::: Input for this task

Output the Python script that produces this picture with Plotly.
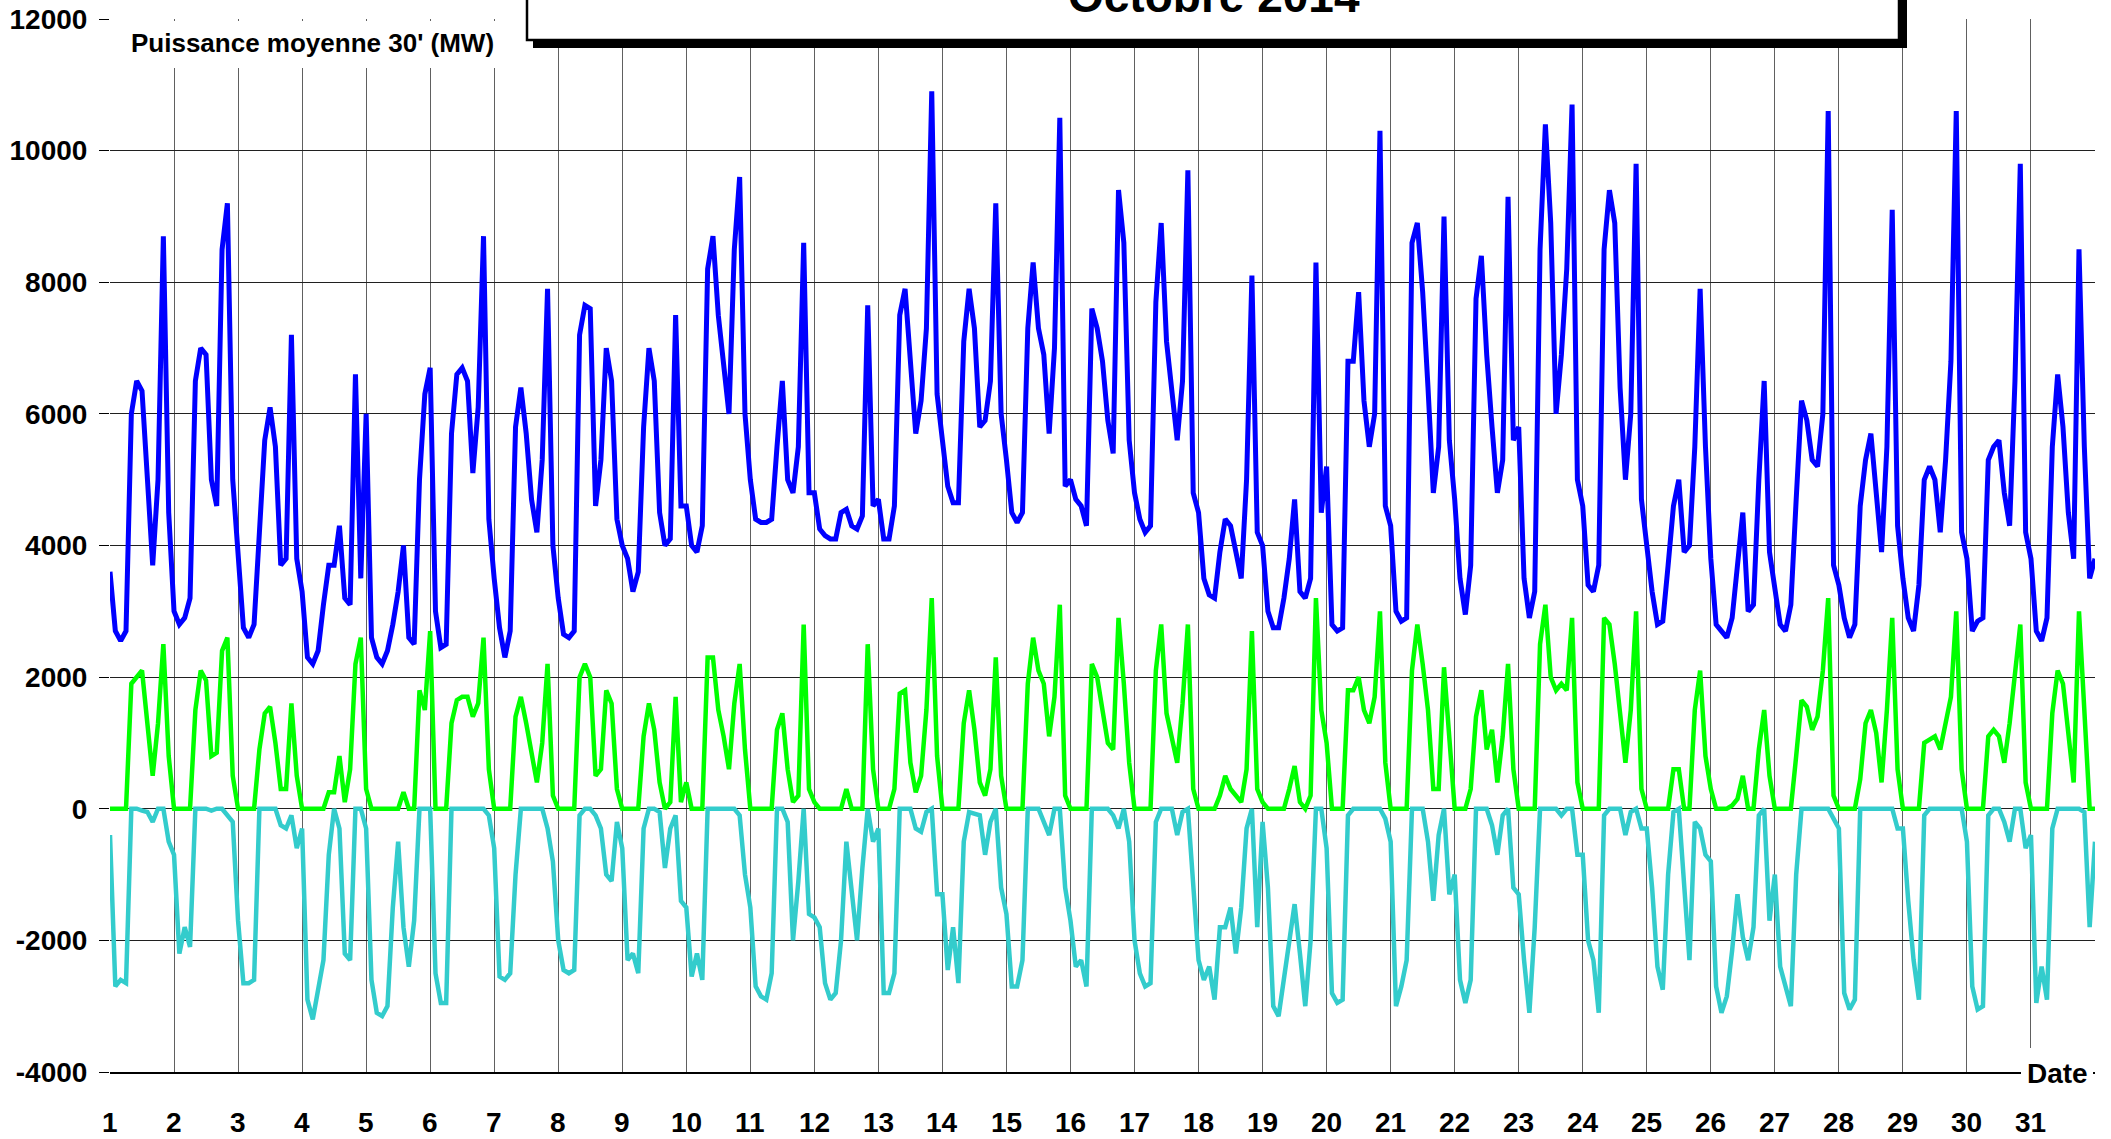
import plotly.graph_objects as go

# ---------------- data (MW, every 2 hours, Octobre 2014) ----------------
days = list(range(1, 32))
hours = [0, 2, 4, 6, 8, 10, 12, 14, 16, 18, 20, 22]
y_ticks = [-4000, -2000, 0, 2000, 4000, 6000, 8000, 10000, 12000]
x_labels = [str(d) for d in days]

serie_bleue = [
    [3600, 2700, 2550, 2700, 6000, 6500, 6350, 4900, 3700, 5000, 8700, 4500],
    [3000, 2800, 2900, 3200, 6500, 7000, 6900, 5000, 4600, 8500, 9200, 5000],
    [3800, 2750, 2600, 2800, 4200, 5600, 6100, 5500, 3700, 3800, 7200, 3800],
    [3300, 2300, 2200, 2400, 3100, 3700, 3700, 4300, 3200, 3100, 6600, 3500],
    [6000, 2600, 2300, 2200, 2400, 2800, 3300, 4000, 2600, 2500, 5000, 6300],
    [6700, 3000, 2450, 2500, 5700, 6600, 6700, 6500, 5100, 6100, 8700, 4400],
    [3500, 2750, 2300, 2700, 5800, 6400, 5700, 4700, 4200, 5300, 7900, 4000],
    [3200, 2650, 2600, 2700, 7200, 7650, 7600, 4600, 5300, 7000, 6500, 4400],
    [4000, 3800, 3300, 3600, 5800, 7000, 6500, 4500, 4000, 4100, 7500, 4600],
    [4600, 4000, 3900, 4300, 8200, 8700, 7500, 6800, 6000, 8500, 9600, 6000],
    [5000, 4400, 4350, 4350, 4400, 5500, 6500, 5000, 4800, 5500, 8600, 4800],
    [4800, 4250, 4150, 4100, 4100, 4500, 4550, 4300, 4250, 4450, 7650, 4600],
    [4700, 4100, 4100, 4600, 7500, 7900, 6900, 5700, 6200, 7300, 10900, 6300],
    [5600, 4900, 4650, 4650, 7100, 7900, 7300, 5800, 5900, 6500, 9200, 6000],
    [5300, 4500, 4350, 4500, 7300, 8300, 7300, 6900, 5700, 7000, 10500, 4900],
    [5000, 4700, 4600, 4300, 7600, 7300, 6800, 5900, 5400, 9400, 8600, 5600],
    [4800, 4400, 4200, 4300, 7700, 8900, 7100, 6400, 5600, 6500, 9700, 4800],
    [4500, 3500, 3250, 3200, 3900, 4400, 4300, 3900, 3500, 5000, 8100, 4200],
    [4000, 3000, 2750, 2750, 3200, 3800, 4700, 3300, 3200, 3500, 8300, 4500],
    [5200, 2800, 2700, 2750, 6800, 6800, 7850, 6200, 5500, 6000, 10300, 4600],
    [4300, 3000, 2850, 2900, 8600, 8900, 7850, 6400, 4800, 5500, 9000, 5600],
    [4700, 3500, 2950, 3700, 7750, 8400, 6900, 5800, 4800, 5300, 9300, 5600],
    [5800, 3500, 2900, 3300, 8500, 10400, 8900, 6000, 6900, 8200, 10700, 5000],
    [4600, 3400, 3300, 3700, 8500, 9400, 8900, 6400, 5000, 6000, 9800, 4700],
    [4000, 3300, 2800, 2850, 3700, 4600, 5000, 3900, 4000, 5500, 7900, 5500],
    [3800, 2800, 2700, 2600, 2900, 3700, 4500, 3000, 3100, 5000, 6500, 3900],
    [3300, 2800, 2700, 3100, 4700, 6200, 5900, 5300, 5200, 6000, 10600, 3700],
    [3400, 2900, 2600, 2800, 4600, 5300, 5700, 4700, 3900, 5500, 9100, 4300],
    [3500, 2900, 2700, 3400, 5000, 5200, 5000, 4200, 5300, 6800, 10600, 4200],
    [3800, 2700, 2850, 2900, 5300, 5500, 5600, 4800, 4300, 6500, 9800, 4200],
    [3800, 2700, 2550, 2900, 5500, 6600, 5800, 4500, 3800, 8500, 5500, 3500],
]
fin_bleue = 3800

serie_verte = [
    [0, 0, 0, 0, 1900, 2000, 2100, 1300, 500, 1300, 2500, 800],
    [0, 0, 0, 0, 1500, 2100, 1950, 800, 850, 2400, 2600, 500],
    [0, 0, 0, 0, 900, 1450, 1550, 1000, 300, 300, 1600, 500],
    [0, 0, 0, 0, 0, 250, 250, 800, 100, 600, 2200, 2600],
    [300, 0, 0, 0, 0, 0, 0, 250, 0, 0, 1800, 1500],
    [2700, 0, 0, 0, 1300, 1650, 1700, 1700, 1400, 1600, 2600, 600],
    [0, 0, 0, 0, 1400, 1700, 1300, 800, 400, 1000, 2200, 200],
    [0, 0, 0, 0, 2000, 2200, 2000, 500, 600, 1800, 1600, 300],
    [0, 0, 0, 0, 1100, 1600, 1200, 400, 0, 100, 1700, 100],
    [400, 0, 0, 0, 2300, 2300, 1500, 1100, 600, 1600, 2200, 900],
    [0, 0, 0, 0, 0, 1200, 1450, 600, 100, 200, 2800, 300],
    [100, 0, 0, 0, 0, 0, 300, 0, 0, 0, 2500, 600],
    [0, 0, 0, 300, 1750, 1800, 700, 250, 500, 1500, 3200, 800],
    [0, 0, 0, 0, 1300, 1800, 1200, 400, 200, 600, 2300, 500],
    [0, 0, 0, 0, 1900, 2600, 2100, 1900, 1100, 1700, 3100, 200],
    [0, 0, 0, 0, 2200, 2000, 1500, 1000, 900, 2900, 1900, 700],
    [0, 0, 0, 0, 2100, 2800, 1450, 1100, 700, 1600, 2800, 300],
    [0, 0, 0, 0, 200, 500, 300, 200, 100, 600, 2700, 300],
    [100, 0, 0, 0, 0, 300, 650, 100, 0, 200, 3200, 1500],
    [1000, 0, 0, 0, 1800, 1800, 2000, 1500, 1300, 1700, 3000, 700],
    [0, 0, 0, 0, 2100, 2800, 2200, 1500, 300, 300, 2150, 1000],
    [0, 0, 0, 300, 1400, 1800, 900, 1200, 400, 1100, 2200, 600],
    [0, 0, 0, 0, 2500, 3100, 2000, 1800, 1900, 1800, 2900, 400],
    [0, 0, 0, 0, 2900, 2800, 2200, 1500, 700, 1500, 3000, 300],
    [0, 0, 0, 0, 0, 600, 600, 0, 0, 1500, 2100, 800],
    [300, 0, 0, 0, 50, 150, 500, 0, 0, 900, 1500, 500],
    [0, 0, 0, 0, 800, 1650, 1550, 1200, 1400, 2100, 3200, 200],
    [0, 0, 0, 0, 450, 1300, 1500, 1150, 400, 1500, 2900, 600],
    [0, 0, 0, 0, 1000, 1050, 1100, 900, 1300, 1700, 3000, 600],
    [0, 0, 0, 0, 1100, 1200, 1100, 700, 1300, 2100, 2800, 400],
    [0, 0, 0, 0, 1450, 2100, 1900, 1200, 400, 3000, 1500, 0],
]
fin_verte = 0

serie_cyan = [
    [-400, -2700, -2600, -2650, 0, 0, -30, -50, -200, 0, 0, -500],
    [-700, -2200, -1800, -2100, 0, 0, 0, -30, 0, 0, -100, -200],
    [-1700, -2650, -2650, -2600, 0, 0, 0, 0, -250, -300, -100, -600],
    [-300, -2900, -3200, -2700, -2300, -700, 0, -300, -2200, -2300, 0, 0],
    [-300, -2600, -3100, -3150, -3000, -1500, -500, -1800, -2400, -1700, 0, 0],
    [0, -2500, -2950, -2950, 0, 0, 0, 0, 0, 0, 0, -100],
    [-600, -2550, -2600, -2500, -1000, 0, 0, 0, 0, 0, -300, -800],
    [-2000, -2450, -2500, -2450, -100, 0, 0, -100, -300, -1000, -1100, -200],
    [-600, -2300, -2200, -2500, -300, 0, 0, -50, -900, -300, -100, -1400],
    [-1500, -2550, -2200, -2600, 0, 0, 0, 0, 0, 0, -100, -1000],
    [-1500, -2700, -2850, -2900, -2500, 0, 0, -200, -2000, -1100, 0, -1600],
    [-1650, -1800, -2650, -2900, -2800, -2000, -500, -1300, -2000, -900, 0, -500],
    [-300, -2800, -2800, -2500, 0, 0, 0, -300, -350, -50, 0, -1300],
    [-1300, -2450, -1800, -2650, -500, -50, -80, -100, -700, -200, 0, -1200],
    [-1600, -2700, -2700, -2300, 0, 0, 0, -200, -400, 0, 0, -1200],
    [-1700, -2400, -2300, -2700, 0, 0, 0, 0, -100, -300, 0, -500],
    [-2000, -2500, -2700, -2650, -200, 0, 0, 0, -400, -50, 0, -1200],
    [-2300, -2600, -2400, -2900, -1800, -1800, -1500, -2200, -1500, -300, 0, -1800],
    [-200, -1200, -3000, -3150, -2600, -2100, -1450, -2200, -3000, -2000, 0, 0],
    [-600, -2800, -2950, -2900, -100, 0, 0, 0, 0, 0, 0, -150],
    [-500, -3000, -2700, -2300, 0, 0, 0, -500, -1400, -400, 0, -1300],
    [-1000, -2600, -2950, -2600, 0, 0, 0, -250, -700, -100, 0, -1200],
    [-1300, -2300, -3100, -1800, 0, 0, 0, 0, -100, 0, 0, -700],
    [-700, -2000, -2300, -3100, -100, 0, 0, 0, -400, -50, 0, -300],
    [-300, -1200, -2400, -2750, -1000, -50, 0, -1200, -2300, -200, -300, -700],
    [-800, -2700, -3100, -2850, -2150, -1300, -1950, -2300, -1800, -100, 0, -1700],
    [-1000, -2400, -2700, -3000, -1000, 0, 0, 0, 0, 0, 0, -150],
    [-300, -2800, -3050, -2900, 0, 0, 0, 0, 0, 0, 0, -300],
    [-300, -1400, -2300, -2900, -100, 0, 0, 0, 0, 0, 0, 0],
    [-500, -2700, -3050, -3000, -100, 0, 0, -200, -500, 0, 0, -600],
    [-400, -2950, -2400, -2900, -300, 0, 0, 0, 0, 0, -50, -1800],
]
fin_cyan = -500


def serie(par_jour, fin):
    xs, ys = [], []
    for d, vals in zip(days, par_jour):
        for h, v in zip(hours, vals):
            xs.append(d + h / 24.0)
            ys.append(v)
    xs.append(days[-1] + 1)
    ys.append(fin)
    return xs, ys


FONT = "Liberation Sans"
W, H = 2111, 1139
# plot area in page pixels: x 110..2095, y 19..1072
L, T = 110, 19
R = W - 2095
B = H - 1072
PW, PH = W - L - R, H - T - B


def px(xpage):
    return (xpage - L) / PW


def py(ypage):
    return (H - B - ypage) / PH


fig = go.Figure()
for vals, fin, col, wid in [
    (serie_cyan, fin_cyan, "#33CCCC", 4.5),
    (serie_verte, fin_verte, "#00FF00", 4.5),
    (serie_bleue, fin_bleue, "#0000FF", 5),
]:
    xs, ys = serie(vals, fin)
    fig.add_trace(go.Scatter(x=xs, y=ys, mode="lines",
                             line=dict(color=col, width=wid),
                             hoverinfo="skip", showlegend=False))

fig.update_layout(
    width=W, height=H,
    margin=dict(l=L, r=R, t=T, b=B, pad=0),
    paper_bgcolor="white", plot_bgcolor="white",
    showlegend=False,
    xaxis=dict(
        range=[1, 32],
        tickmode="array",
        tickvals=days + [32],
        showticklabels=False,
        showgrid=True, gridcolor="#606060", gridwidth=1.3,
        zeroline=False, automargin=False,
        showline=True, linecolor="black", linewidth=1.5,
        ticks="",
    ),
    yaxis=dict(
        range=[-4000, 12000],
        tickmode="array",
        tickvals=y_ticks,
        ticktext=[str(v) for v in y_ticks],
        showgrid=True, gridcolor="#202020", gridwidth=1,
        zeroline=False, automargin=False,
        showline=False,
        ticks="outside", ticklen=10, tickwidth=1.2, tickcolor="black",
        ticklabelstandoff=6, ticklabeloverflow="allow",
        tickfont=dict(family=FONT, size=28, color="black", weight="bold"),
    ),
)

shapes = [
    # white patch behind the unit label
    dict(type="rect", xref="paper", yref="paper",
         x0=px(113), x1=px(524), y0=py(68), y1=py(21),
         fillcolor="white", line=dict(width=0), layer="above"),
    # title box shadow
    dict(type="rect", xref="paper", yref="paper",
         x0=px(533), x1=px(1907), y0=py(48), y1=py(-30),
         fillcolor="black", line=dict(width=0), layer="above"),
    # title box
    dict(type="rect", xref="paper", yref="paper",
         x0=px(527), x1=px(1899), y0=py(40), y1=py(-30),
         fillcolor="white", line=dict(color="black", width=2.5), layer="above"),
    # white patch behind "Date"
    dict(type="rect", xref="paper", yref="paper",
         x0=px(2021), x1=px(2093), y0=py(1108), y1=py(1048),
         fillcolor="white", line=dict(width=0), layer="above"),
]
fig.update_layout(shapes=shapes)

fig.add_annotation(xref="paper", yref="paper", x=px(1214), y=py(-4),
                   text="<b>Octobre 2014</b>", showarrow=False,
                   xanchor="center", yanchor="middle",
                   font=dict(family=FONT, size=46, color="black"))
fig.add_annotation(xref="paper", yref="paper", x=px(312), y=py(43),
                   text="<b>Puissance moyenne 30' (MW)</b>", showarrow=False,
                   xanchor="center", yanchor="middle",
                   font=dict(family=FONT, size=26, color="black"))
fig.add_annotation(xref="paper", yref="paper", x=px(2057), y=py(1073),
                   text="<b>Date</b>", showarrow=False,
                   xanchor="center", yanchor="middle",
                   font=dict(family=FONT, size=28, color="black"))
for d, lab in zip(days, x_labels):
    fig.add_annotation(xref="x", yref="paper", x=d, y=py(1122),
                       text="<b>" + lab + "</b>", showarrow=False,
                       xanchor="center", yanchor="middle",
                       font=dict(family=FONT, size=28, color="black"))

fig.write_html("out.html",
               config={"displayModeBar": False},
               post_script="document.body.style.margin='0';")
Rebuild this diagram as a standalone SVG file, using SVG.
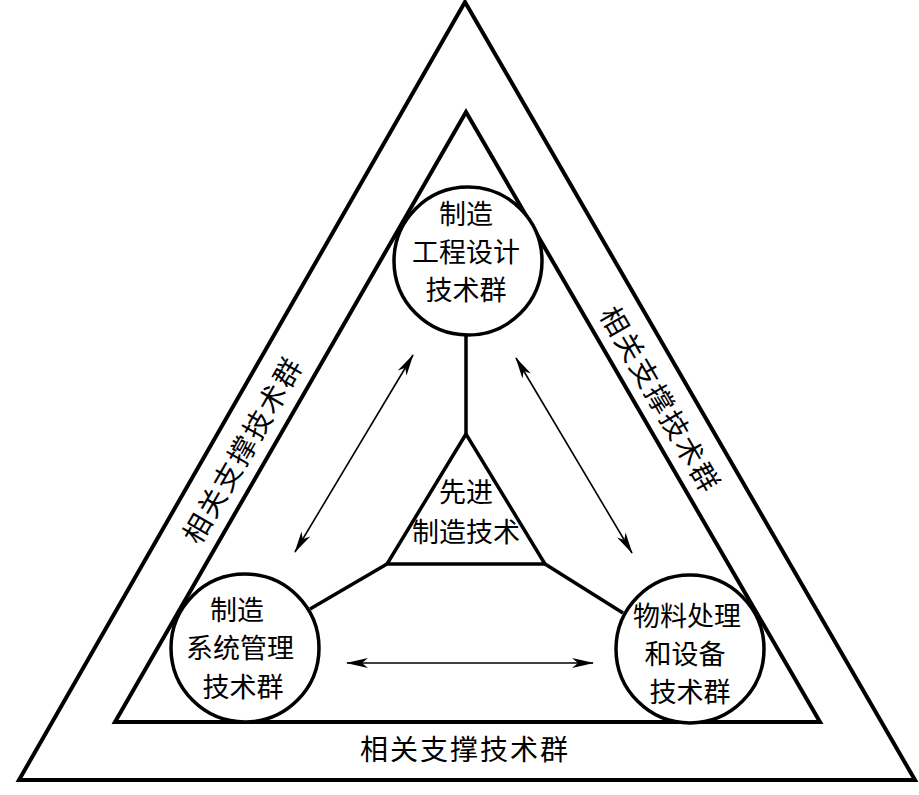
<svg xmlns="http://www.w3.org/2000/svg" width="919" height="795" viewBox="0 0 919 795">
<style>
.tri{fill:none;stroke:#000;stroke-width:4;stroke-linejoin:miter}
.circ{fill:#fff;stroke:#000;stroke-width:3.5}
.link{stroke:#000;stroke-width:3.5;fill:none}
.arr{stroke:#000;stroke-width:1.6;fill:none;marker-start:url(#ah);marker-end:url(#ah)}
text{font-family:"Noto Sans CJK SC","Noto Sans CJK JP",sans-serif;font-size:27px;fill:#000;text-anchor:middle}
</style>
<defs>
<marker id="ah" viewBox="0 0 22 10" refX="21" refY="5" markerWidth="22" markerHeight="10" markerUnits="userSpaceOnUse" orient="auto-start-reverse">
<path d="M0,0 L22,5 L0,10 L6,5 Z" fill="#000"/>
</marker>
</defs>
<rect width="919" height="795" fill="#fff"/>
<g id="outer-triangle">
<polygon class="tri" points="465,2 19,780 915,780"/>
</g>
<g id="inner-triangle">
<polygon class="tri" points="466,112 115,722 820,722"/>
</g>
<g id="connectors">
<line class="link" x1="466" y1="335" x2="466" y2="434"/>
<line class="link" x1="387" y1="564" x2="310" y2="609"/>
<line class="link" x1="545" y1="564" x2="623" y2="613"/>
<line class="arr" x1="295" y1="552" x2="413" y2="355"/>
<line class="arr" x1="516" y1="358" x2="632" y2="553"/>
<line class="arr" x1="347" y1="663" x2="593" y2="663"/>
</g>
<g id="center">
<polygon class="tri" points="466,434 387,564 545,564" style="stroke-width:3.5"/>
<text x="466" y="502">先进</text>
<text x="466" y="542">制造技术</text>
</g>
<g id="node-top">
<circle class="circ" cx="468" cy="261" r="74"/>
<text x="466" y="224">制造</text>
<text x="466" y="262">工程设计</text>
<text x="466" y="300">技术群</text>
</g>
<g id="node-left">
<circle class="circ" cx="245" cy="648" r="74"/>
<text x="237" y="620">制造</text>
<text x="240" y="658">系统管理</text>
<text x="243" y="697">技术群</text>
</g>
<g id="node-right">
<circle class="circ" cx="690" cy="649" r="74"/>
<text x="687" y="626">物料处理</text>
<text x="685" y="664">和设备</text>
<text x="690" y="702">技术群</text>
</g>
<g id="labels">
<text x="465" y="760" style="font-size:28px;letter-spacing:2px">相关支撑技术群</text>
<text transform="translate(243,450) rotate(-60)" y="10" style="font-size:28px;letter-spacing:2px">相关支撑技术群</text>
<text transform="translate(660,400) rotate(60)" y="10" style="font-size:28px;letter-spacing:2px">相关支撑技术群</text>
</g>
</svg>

::::::

• _Exercise brief_
Copy, word for word, the entries above from the first line to the line that holds "x_labels = [str(d) for d in days]". Drop the pictures.

• _Result of this exercise_
Output the Python script that produces this picture with Plotly.
import plotly.graph_objects as go

# ---------------- data (MW, every 2 hours, Octobre 2014) ----------------
days = list(range(1, 32))
hours = [0, 2, 4, 6, 8, 10, 12, 14, 16, 18, 20, 22]
y_ticks = [-4000, -2000, 0, 2000, 4000, 6000, 8000, 10000, 12000]
x_labels = [str(d) for d in days]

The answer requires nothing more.